In the material below, identify each line bearing the word "draw". Reproduce those lines.

Provided material:
::::::::::

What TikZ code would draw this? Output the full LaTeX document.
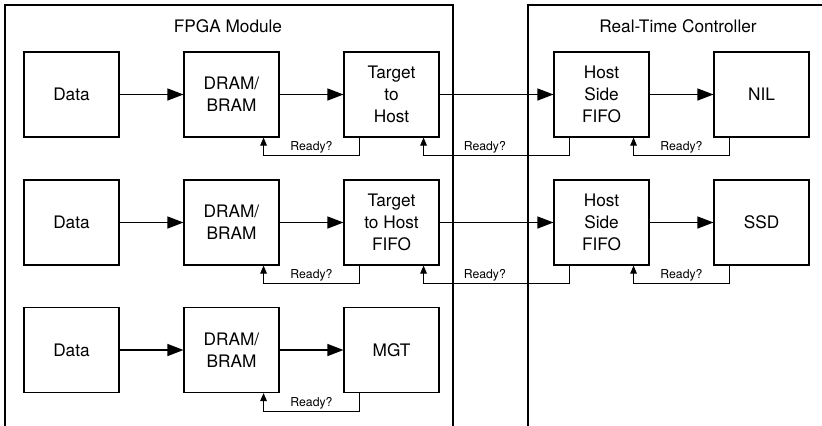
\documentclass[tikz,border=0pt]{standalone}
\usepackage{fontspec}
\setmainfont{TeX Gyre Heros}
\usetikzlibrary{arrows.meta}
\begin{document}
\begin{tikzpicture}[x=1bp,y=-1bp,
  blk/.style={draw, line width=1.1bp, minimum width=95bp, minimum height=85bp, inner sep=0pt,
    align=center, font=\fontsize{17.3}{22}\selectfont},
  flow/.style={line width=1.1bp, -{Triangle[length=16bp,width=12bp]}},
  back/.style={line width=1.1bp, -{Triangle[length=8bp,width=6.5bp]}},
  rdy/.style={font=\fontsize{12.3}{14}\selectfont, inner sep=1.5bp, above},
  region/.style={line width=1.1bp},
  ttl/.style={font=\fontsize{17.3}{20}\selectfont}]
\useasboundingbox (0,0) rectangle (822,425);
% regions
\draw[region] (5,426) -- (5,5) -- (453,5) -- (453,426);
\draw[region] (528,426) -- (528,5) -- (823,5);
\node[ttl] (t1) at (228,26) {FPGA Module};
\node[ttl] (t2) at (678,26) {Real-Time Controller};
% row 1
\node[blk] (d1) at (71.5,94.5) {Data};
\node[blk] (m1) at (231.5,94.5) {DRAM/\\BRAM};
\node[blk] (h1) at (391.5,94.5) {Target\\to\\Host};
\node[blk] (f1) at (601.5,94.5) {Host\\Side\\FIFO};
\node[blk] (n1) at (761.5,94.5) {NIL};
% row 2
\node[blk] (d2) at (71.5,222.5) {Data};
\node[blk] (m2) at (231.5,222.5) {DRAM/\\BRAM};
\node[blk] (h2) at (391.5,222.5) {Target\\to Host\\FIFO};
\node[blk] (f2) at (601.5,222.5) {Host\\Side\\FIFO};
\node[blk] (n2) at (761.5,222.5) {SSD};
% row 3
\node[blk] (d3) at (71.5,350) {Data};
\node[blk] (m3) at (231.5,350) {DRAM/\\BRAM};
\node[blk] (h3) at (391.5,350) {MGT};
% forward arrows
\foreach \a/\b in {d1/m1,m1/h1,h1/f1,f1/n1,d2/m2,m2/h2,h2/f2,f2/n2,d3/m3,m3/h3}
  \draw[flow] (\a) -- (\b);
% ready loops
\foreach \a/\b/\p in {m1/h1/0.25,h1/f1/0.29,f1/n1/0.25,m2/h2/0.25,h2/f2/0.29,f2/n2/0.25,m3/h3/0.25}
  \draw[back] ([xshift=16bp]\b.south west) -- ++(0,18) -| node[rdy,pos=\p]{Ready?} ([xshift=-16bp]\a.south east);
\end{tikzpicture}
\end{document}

::::::::::

Response to the task:
What TikZ code would draw this? Output the full LaTeX document.
  blk/.style={draw, line width=1.1bp, minimum width=95bp, minimum height=85bp, inner sep=0pt,
\draw[region] (5,426) -- (5,5) -- (453,5) -- (453,426);
\draw[region] (528,426) -- (528,5) -- (823,5);
  \draw[flow] (\a) -- (\b);
  \draw[back] ([xshift=16bp]\b.south west) -- ++(0,18) -| node[rdy,pos=\p]{Ready?} ([xshift=-16bp]\a.south east);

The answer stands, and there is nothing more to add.